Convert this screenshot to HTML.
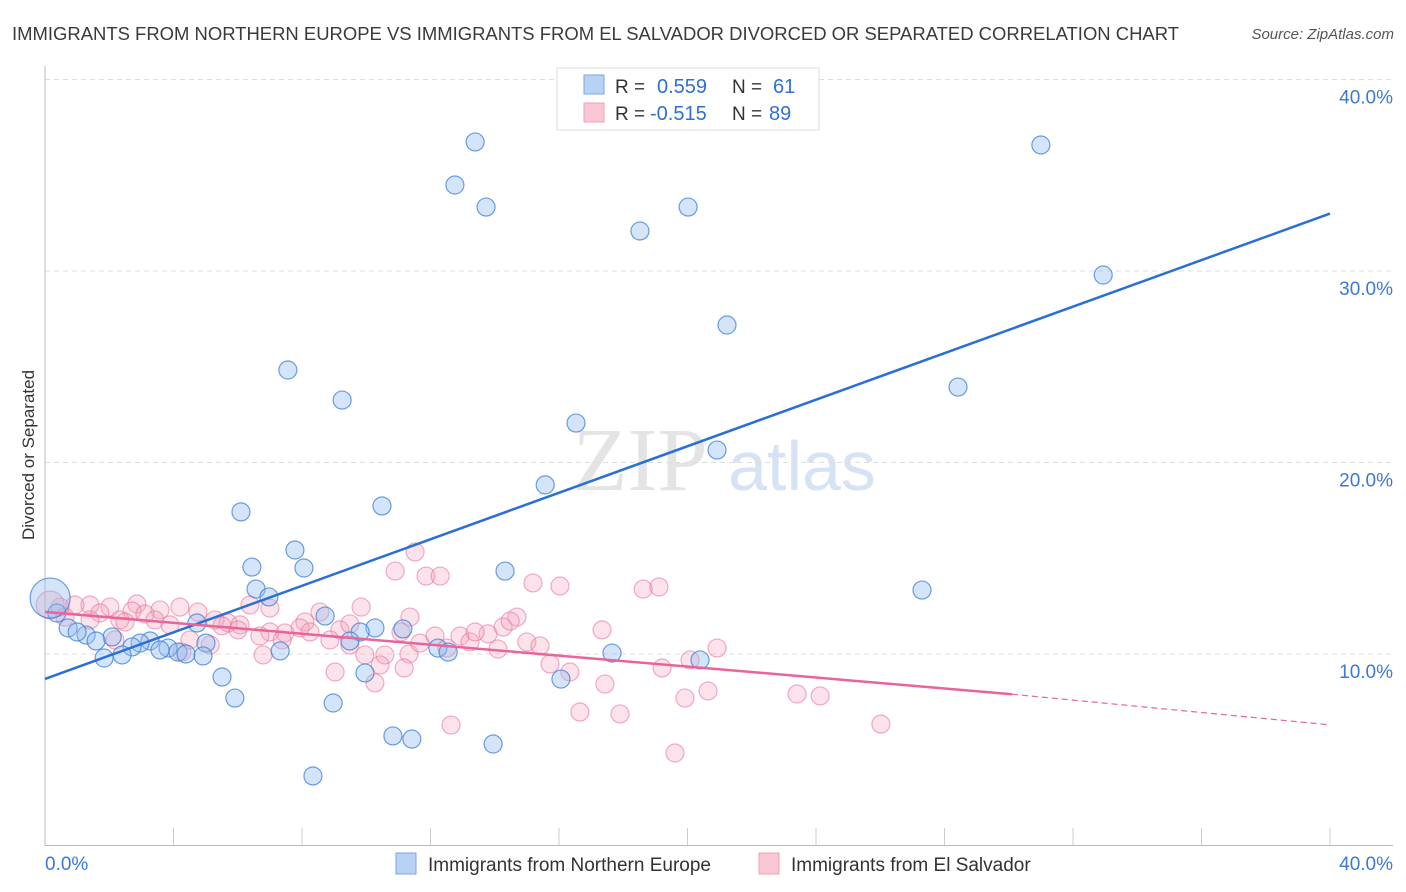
<!DOCTYPE html>
<html><head><meta charset="utf-8"><style>
body{margin:0;background:#fff;font-family:"Liberation Sans",sans-serif;}
svg{display:block}
</style></head><body>
<svg id="chart" width="1406" height="892" xmlns="http://www.w3.org/2000/svg">
<text x="12" y="40" font-size="18" fill="#3a3a3a" textLength="1167" lengthAdjust="spacingAndGlyphs">IMMIGRANTS FROM NORTHERN EUROPE VS IMMIGRANTS FROM EL SALVADOR DIVORCED OR SEPARATED CORRELATION CHART</text>
<text x="1394" y="39" font-size="15" fill="#555" text-anchor="end" font-style="italic">Source: ZipAtlas.com</text>
<text x="640" y="490" font-size="90" fill="#e4e4e4" font-family="Liberation Serif,serif" text-anchor="middle">ZIP</text>
<text x="802" y="490" font-size="70" fill="#d6e3f5" text-anchor="middle">atlas</text>
<text transform="translate(34,455) rotate(-90)" font-size="17" fill="#333" text-anchor="middle">Divorced or Separated</text>
<g id="grid"></g><g id="pts"></g><g id="lines"></g>
<g>
<rect x="557" y="68" width="262" height="62" fill="#fff" stroke="#ddd"/>
<rect x="584" y="75" width="20" height="19" fill="#b8d2f5" stroke="#7aa6e0"/>
<rect x="584" y="103" width="20" height="19" fill="#f9c6d4" stroke="#eea0b8"/>
<text x="615" y="93" font-size="19" fill="#333">R = </text><text x="657" y="93" font-size="20" fill="#2f6fd6">0.559</text>
<text x="732" y="93" font-size="19" fill="#333">N = </text><text x="773" y="93" font-size="20" fill="#2f6fd6">61</text>
<text x="615" y="120" font-size="19" fill="#333">R = </text><text x="650" y="120" font-size="20" fill="#2f6fd6">-0.515</text>
<text x="732" y="120" font-size="19" fill="#333">N = </text><text x="769" y="120" font-size="20" fill="#2f6fd6">89</text>
</g>
<g>
<rect x="396" y="853" width="20" height="21" fill="#b8d2f5" stroke="#7aa6e0"/>
<text x="428" y="871" font-size="19" fill="#333">Immigrants from Northern Europe</text>
<rect x="759" y="853" width="20" height="21" fill="#f9c6d4" stroke="#eea0b8"/>
<text x="791" y="871" font-size="19" fill="#333">Immigrants from El Salvador</text>
</g>
</svg>
<script>
const xTicks=[0,40];
const yTicks=[10,20,30,40];
const blueX=[13.39,12.76,13.73,18.52,20.02,31.00,32.94,21.23,7.56,9.25,28.42,16.53,20.92,15.57,6.10,10.49,7.78,6.44,8.06,14.32,6.57,6.97,27.30,8.72,4.73,10.27,11.14,9.81,1.28,0.72,2.09,3.27,2.96,1.59,2.71,3.83,3.58,4.14,4.39,5.01,4.92,7.32,1.84,2.40,12.23,12.55,17.65,20.39,9.49,5.51,9.96,16.06,5.91,8.97,10.83,11.42,13.95,8.34,0.37,1.00,0.16];
const blueY=[36.74,34.49,33.34,32.09,33.34,36.58,29.79,27.18,24.83,23.26,23.94,22.06,20.65,18.83,17.42,17.73,15.43,14.54,14.49,14.33,13.39,12.98,13.34,11.98,11.62,11.36,11.31,11.15,10.99,11.36,10.89,10.68,10.57,10.68,10.37,10.31,10.21,10.10,10.00,10.57,9.90,10.16,9.79,9.95,10.31,10.10,10.05,9.69,10.68,8.80,9.01,8.69,7.70,7.44,5.72,5.56,5.30,3.63,12.14,11.15,12.92];
const pinkX=[11.52,10.90,11.86,12.30,15.19,16.03,18.62,19.11,1.40,0.93,0.47,2.02,2.86,3.58,4.20,2.71,1.71,2.33,3.11,3.42,3.89,5.29,5.70,6.07,6.38,7.00,5.51,6.01,8.56,9.84,8.09,7.94,8.25,9.18,7.47,7.00,6.69,8.87,9.49,9.96,10.58,11.33,10.43,11.18,11.67,12.14,12.92,13.23,13.79,14.26,14.69,15.00,15.41,15.72,16.34,17.43,17.34,19.21,20.08,20.92,19.92,20.64,23.41,24.13,16.65,17.90,12.64,19.61,26.02,9.03,10.27,5.14,4.51,4.26,2.18,4.76,2.49,1.40,0.62,13.39,14.10,14.48,12.51,11.08,7.38,6.79,9.49,11.36,0.16];
const pinkY=[15.33,14.33,14.07,14.07,13.71,13.55,13.39,13.50,12.56,12.56,12.45,12.45,12.61,12.30,12.45,12.25,12.14,11.78,12.09,11.78,11.52,11.78,11.62,11.52,12.56,12.40,11.47,11.26,12.19,12.45,11.67,11.36,11.15,11.26,11.10,11.15,10.94,10.73,10.47,9.95,9.95,10.00,9.43,9.27,10.57,10.94,10.94,10.63,11.05,11.41,11.93,10.63,10.42,9.48,9.06,8.43,11.26,9.27,9.69,10.31,7.70,8.07,7.91,7.81,6.97,6.87,6.29,4.83,6.34,9.06,8.49,10.47,10.73,10.10,10.73,12.19,11.67,11.78,11.93,11.15,10.26,11.72,10.31,11.15,10.73,9.95,11.57,11.93,12.56];
const blueTrend=[8.7,33.0];
const pinkTrend=[12.2,7.9,6.3];
const pinkSolidEnd=30.1;
const NS="http://www.w3.org/2000/svg";
const X=v=>45+v/40*1285, Y=v=>845.5-v*19.15;
function mk(t,a,p){const e=document.createElementNS(NS,t);for(const k in a)e.setAttribute(k,a[k]);p.appendChild(e);return e;}
const grid=document.getElementById('grid');
yTicks.forEach(t=>{
  const l=mk('line',{x1:45,x2:1393,y1:Y(t),y2:Y(t),stroke:'#ddd','stroke-dasharray':'5,4'},grid);
  
  
  const tx=mk('text',{x:1393,y:Y(t)+24,'font-size':19,fill:'#3b78d8','text-anchor':'end'},grid);
  tx.textContent=t.toFixed(1)+'%';
  
  
});
mk('line',{x1:45,x2:45,y1:66,y2:846,stroke:'#bbb'},grid);
mk('line',{x1:45,x2:1393,y1:845.5,y2:845.5,stroke:'#bbb'},grid);
for(let i=1;i<=10;i++){mk('line',{x1:X(i*4),x2:X(i*4),y1:828,y2:845,stroke:'#ccc'},grid);}
xTicks.forEach((t,i)=>{
  const tx=mk('text',{x:i==0?45:1393,y:870,'font-size':19,fill:'#3b78d8','text-anchor':i==0?'start':'end'},grid);
  tx.textContent=t.toFixed(1)+'%';
  
  
});
const pts=document.getElementById('pts');
pinkX.forEach((v,i)=>{
  const c=mk('circle',{cx:X(v),cy:Y(pinkY[i]),r:i==pinkX.length-1?14:9,fill:'rgba(245,160,185,0.3)',stroke:'rgba(232,120,155,0.6)','stroke-width':1.2},pts);
  
  
});
blueX.forEach((v,i)=>{
  const c=mk('circle',{cx:X(v),cy:Y(blueY[i]),r:i==blueX.length-1?20:9,fill:'rgba(150,190,240,0.4)',stroke:'rgba(60,125,215,0.75)','stroke-width':1.2},pts);
  
  
});
const ln=document.getElementById('lines');
const b=mk('line',{x1:X(0),y1:Y(blueTrend[0]),x2:X(40),y2:Y(blueTrend[1]),stroke:'#2a6fd6','stroke-width':2.5},ln);


const p=mk('line',{x1:X(0),y1:Y(pinkTrend[0]),x2:X(pinkSolidEnd),y2:Y(pinkTrend[1]),stroke:'#e8649a','stroke-width':2.5},ln);


const pd=mk('line',{x1:X(pinkSolidEnd),y1:Y(pinkTrend[1]),x2:X(40),y2:Y(pinkTrend[2]),stroke:'#e8649a','stroke-width':1.2,'stroke-dasharray':'6,4'},ln);


</script>
</body></html>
====
Requirements: Copy out all the data without changing anything, and drop the pictures.

Output for this exercise:
Convert this screenshot to HTML.
<!DOCTYPE html>
<html><head><meta charset="utf-8"><style>
body{margin:0;background:#fff;font-family:"Liberation Sans",sans-serif;}
svg{display:block}
</style></head><body>
<svg id="chart" width="1406" height="892" xmlns="http://www.w3.org/2000/svg">
<text x="12" y="40" font-size="18" fill="#3a3a3a" textLength="1167" lengthAdjust="spacingAndGlyphs">IMMIGRANTS FROM NORTHERN EUROPE VS IMMIGRANTS FROM EL SALVADOR DIVORCED OR SEPARATED CORRELATION CHART</text>
<text x="1394" y="39" font-size="15" fill="#555" text-anchor="end" font-style="italic">Source: ZipAtlas.com</text>
<text x="640" y="490" font-size="90" fill="#e4e4e4" font-family="Liberation Serif,serif" text-anchor="middle">ZIP</text>
<text x="802" y="490" font-size="70" fill="#d6e3f5" text-anchor="middle">atlas</text>
<text transform="translate(34,455) rotate(-90)" font-size="17" fill="#333" text-anchor="middle">Divorced or Separated</text>
<g id="grid"></g><g id="pts"></g><g id="lines"></g>
<g>
<rect x="557" y="68" width="262" height="62" fill="#fff" stroke="#ddd"/>
<rect x="584" y="75" width="20" height="19" fill="#b8d2f5" stroke="#7aa6e0"/>
<rect x="584" y="103" width="20" height="19" fill="#f9c6d4" stroke="#eea0b8"/>
<text x="615" y="93" font-size="19" fill="#333">R = </text><text x="657" y="93" font-size="20" fill="#2f6fd6">0.559</text>
<text x="732" y="93" font-size="19" fill="#333">N = </text><text x="773" y="93" font-size="20" fill="#2f6fd6">61</text>
<text x="615" y="120" font-size="19" fill="#333">R = </text><text x="650" y="120" font-size="20" fill="#2f6fd6">-0.515</text>
<text x="732" y="120" font-size="19" fill="#333">N = </text><text x="769" y="120" font-size="20" fill="#2f6fd6">89</text>
</g>
<g>
<rect x="396" y="853" width="20" height="21" fill="#b8d2f5" stroke="#7aa6e0"/>
<text x="428" y="871" font-size="19" fill="#333">Immigrants from Northern Europe</text>
<rect x="759" y="853" width="20" height="21" fill="#f9c6d4" stroke="#eea0b8"/>
<text x="791" y="871" font-size="19" fill="#333">Immigrants from El Salvador</text>
</g>
</svg>
<script>
const xTicks=[0,40];
const yTicks=[10,20,30,40];
const blueX=[13.39,12.76,13.73,18.52,20.02,31.00,32.94,21.23,7.56,9.25,28.42,16.53,20.92,15.57,6.10,10.49,7.78,6.44,8.06,14.32,6.57,6.97,27.30,8.72,4.73,10.27,11.14,9.81,1.28,0.72,2.09,3.27,2.96,1.59,2.71,3.83,3.58,4.14,4.39,5.01,4.92,7.32,1.84,2.40,12.23,12.55,17.65,20.39,9.49,5.51,9.96,16.06,5.91,8.97,10.83,11.42,13.95,8.34,0.37,1.00,0.16];
const blueY=[36.74,34.49,33.34,32.09,33.34,36.58,29.79,27.18,24.83,23.26,23.94,22.06,20.65,18.83,17.42,17.73,15.43,14.54,14.49,14.33,13.39,12.98,13.34,11.98,11.62,11.36,11.31,11.15,10.99,11.36,10.89,10.68,10.57,10.68,10.37,10.31,10.21,10.10,10.00,10.57,9.90,10.16,9.79,9.95,10.31,10.10,10.05,9.69,10.68,8.80,9.01,8.69,7.70,7.44,5.72,5.56,5.30,3.63,12.14,11.15,12.92];
const pinkX=[11.52,10.90,11.86,12.30,15.19,16.03,18.62,19.11,1.40,0.93,0.47,2.02,2.86,3.58,4.20,2.71,1.71,2.33,3.11,3.42,3.89,5.29,5.70,6.07,6.38,7.00,5.51,6.01,8.56,9.84,8.09,7.94,8.25,9.18,7.47,7.00,6.69,8.87,9.49,9.96,10.58,11.33,10.43,11.18,11.67,12.14,12.92,13.23,13.79,14.26,14.69,15.00,15.41,15.72,16.34,17.43,17.34,19.21,20.08,20.92,19.92,20.64,23.41,24.13,16.65,17.90,12.64,19.61,26.02,9.03,10.27,5.14,4.51,4.26,2.18,4.76,2.49,1.40,0.62,13.39,14.10,14.48,12.51,11.08,7.38,6.79,9.49,11.36,0.16];
const pinkY=[15.33,14.33,14.07,14.07,13.71,13.55,13.39,13.50,12.56,12.56,12.45,12.45,12.61,12.30,12.45,12.25,12.14,11.78,12.09,11.78,11.52,11.78,11.62,11.52,12.56,12.40,11.47,11.26,12.19,12.45,11.67,11.36,11.15,11.26,11.10,11.15,10.94,10.73,10.47,9.95,9.95,10.00,9.43,9.27,10.57,10.94,10.94,10.63,11.05,11.41,11.93,10.63,10.42,9.48,9.06,8.43,11.26,9.27,9.69,10.31,7.70,8.07,7.91,7.81,6.97,6.87,6.29,4.83,6.34,9.06,8.49,10.47,10.73,10.10,10.73,12.19,11.67,11.78,11.93,11.15,10.26,11.72,10.31,11.15,10.73,9.95,11.57,11.93,12.56];
const blueTrend=[8.7,33.0];
const pinkTrend=[12.2,7.9,6.3];
const pinkSolidEnd=30.1;
const NS="http://www.w3.org/2000/svg";
const X=v=>45+v/40*1285, Y=v=>845.5-v*19.15;
function mk(t,a,p){const e=document.createElementNS(NS,t);for(const k in a)e.setAttribute(k,a[k]);p.appendChild(e);return e;}
const grid=document.getElementById('grid');
yTicks.forEach(t=>{
  const l=mk('line',{x1:45,x2:1393,y1:Y(t),y2:Y(t),stroke:'#ddd','stroke-dasharray':'5,4'},grid);
  
  
  const tx=mk('text',{x:1393,y:Y(t)+24,'font-size':19,fill:'#3b78d8','text-anchor':'end'},grid);
  tx.textContent=t.toFixed(1)+'%';
  
  
});
mk('line',{x1:45,x2:45,y1:66,y2:846,stroke:'#bbb'},grid);
mk('line',{x1:45,x2:1393,y1:845.5,y2:845.5,stroke:'#bbb'},grid);
for(let i=1;i<=10;i++){mk('line',{x1:X(i*4),x2:X(i*4),y1:828,y2:845,stroke:'#ccc'},grid);}
xTicks.forEach((t,i)=>{
  const tx=mk('text',{x:i==0?45:1393,y:870,'font-size':19,fill:'#3b78d8','text-anchor':i==0?'start':'end'},grid);
  tx.textContent=t.toFixed(1)+'%';
  
  
});
const pts=document.getElementById('pts');
pinkX.forEach((v,i)=>{
  const c=mk('circle',{cx:X(v),cy:Y(pinkY[i]),r:i==pinkX.length-1?14:9,fill:'rgba(245,160,185,0.3)',stroke:'rgba(232,120,155,0.6)','stroke-width':1.2},pts);
  
  
});
blueX.forEach((v,i)=>{
  const c=mk('circle',{cx:X(v),cy:Y(blueY[i]),r:i==blueX.length-1?20:9,fill:'rgba(150,190,240,0.4)',stroke:'rgba(60,125,215,0.75)','stroke-width':1.2},pts);
  
  
});
const ln=document.getElementById('lines');
const b=mk('line',{x1:X(0),y1:Y(blueTrend[0]),x2:X(40),y2:Y(blueTrend[1]),stroke:'#2a6fd6','stroke-width':2.5},ln);


const p=mk('line',{x1:X(0),y1:Y(pinkTrend[0]),x2:X(pinkSolidEnd),y2:Y(pinkTrend[1]),stroke:'#e8649a','stroke-width':2.5},ln);


const pd=mk('line',{x1:X(pinkSolidEnd),y1:Y(pinkTrend[1]),x2:X(40),y2:Y(pinkTrend[2]),stroke:'#e8649a','stroke-width':1.2,'stroke-dasharray':'6,4'},ln);


</script>
</body></html>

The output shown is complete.